When the c-e terminal is reversed biased it will break down at about 8 V with b-e forward biased or open. With b-e shorted it is down to around 0.7 V as expected. So in a real circuit, you will have unexpected results due to this breakdown.

True. The 2N3904 model used in LTSpice models in good agreement with your findings when the base is shorted with the emitter. Vec breakdown is about 0.65mV.
Due to the breakdown post #16 works.

With BE forward biased, it is not accurate at all.
Post #18 does not get into the reverse active region at high load resistance, but as you decrease it, it gets however. (I do not use a negative pulse, see picture).
It shows that the transistor is still saturated (BE>0 and BC>BE>0) and conducts from emitter to collector. BE junction voltage is constant at about ~1.2V.
Because of that not modelling inaccuracy, shows impossible and inaccurate things.

 

[E-design]

With BE forward biased, it is not accurate at all.

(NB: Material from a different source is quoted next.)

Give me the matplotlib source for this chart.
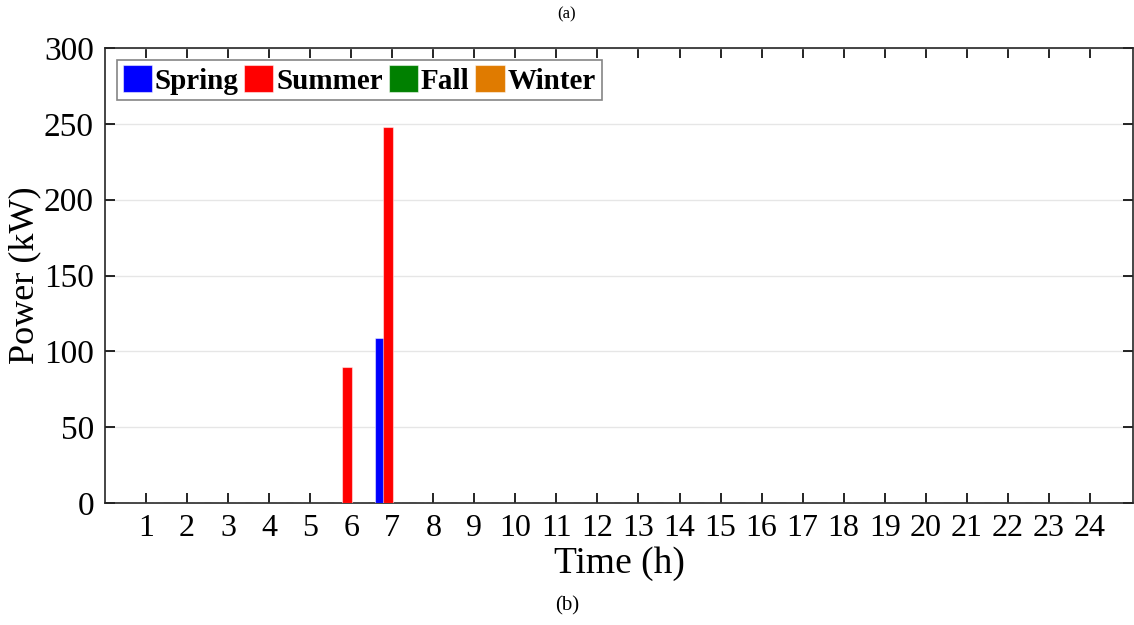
import numpy as np
import matplotlib.pyplot as plt

plt.rcParams['font.family'] = ['Liberation Serif', 'DejaVu Serif']

# DATOS ---------------------------------------------------------------
hours  = np.arange(1, 25)
seasons = ["Spring", "Summer", "Fall", "Winter"]
colors  = ["#0000ff", "#ff0000", "#008000", "#e07b00"]

spring = [0]*24
summer = [0]*24
fall   = [0]*24
winter = [0]*24
spring[6] = 109     # hora 7
summer[5] = 90      # hora 6
summer[6] = 248     # hora 7

series = [spring, summer, fall, winter]

# GRAFICO -------------------------------------------------------------
fig = plt.figure(figsize=(11.34, 6.25), dpi=100)
ax = fig.add_axes([105/1134, 1 - 503/625, (1133 - 105)/1134, (503 - 48)/625])

w = 0.2
offsets = [-1.5*w, -0.5*w, 0.5*w, 1.5*w]
for vals, name, c, off in zip(series, seasons, colors, offsets):
    ax.bar(hours + off, vals, width=w*1.15, color=c, label=name,
           edgecolor=(1, 1, 1, 0.5), linewidth=0.8, zorder=3)

ax.set_xlim(0, 25.05)
ax.set_ylim(0, 300)
ax.set_xticks(hours)
ax.set_yticks(np.arange(0, 301, 50))
ax.tick_params(direction='in', top=True, right=True, length=7, width=1.2,
               labelsize=24, pad=8)
ax.tick_params(axis='x', labelsize=23)
ax.grid(axis='y', color='#e6e6e6', linewidth=1, zorder=0)
for s in ax.spines.values():
    s.set_linewidth(1.2)
    s.set_color('#262626')

ax.set_xlabel("Time (h)", fontsize=27, labelpad=2)
ax.set_ylabel("Power (kW)", fontsize=26, labelpad=2)

leg = ax.legend(loc='upper left', ncol=4, frameon=True, fancybox=False,
                prop={'weight': 'bold', 'size': 21}, handlelength=1.0,
                handleheight=1.0, handletextpad=0.1, columnspacing=0.2,
                borderpad=0.2, borderaxespad=0.4)
leg.get_frame().set_edgecolor('#666666')
leg.get_frame().set_linewidth(1.2)

fig.text(0.5, 1 - 14/625, "(a)", ha='center', va='center', fontsize=12)
fig.text(0.5, 1 - 606/625, "(b)", ha='center', va='center', fontsize=15)

fig.savefig("out.png", dpi=100)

That is why it is important to verify simulator predictions with actual measurements.

Update:

I tested it at 1 MHz since my lab amp capable of this large amplitude has a 1 MHz bandwidth.

 

[E-design]

Lastly the plot with 1 k as output load. The simulation results showed a reduction in output distortion, while the actual results look as bad as with the 330 ohm load.

 

[CataM]

At least the model you are using in TINA TI models a bit the reverse breakdown of CE when BE is biased.
Measurements are in good agreement with your findings of post #20. :thumbsup:

 

[E-design]

At least the model you are using in TINA TI models a bit the reverse breakdown of CE when BE is biased.

No, the more accurate results were only obtained after I modified the TINA model to include reverse breakdown.

 

[E-design]

I managed to set up a floating pulse generator to test my initial proposal. It gave very good results at 1 MHz as shown. I am unable to do tests at 10 MHz at the moment.

The distortion due to the diodes in the bridge marked by yellow circles agrees with the simulation. The positive going edge of the initial pulse is shown by the arrow. There is a short dip as the transistor (2N3904) turns on.

It is also possible to gate-out any part of the waveform which may be handy in some applications.

 

[CataM]

In the image called "plse_gate", where did you start turning it off ? I presume you needed a lot more negative bias than those 3 V you showed in your simulation, isn't it ?

 

[E-design]

The Tek AWG2041 pulse gen that I floated, only has a 2 Vpp maximum output into 50 ohm, so there is not a lot of negative offset to play with. I don't think at 1 MHz it is that critical.
At 10 MHz, it may be an issue where any delays and recovery times will have a large impact.

It will be interesting to know where the OP gets a 10 MHz @ 40 Vpp from?
I can generate 1 MHz @ 40 Vpp or up to 100 kHz @ 1 kVpp, but nothing that can do 10 MHz at 40 Vpp. Maybe he is using some kind of ham linear amplifier.